For the last three months, I’ve been experimenting with Terrestrial LoRa and LoraWAN. LoRa is basically is a point-to-point protocol that can transmit characters or binary data. The Othernet signal is carried using LoRa. LoRaWAN is used in Internet of Things applications, mostly for sending data from sensors back to a central point. I have several LoRaWAN gateways that collect temperature, humidity and GPS location and pass them off to a server. They run in the 915MHz band. I’m impressed by LoRa’s ability to pass through the dense foliage here in the Pacific Northwest.
Could LoRa/Othernet be used to extend Othernet coverage from a ground station that can see the satellite broadcast it to places where it cannot?
@Syed take a close look at the RN2903. It looks like it could be re-flashed for LoRa/Othernet.
How about a three Dreamcatchers setup, One to receive the satellite signal (in a good reception point), the second to transmit the terrestrial signal, the third would receive the terrestrial signal and support the webpage.

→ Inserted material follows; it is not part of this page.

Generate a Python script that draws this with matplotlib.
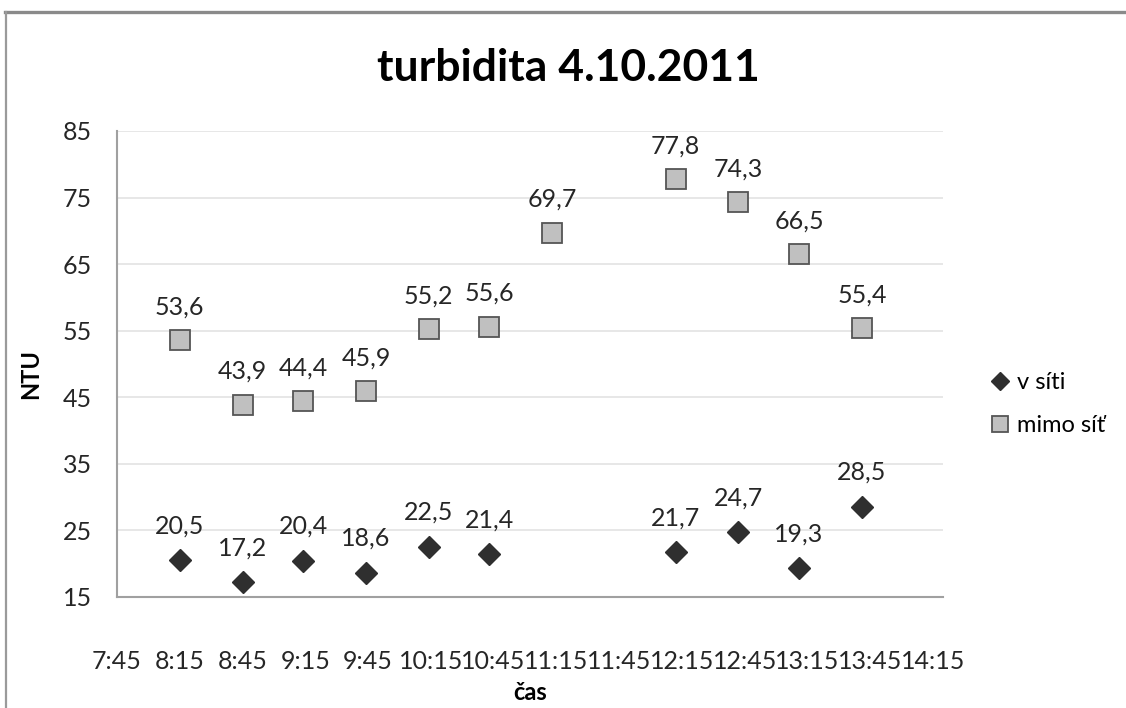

Lately I have been learning about Amateur Radio mesh networks. It’s called AREDN. I have a 5 GHz 13" dish pointing to a mountain top about 10 miles away line of sight. The radio is in the feedhorn and the output is Ethernet to a regular PC. It’s powered with a PoE injector device. I’m a node of a small local network within the 5 GHz ham band.
You’re lucky… My data links are about 10 to 15 miles over the hills and valleys… So I’m stuck with
1200 and 9600 baud, running multiple bands to try and limit interference. (my node has three active port links on the common 2m 220 and 440… just because it’s easy find radios and antennas). We keep only one sending and one receiving station on each frequency… so no COS delays. - no multi-cast - all point to point
Interesting that HamWAN doesn’t mention the word Mesh, even though it looks like it is. Look up AREDN. This the the International mesh network for hams.
I have a few router setup with Hsmm-mesh. I think it’s been pretty much replaced by Arden net. Although, there aren’t any hams close to me and the closest big cities are 1.5 and 2 hours away. Kind of sucks being in the middle of nowhere with nobody to play with.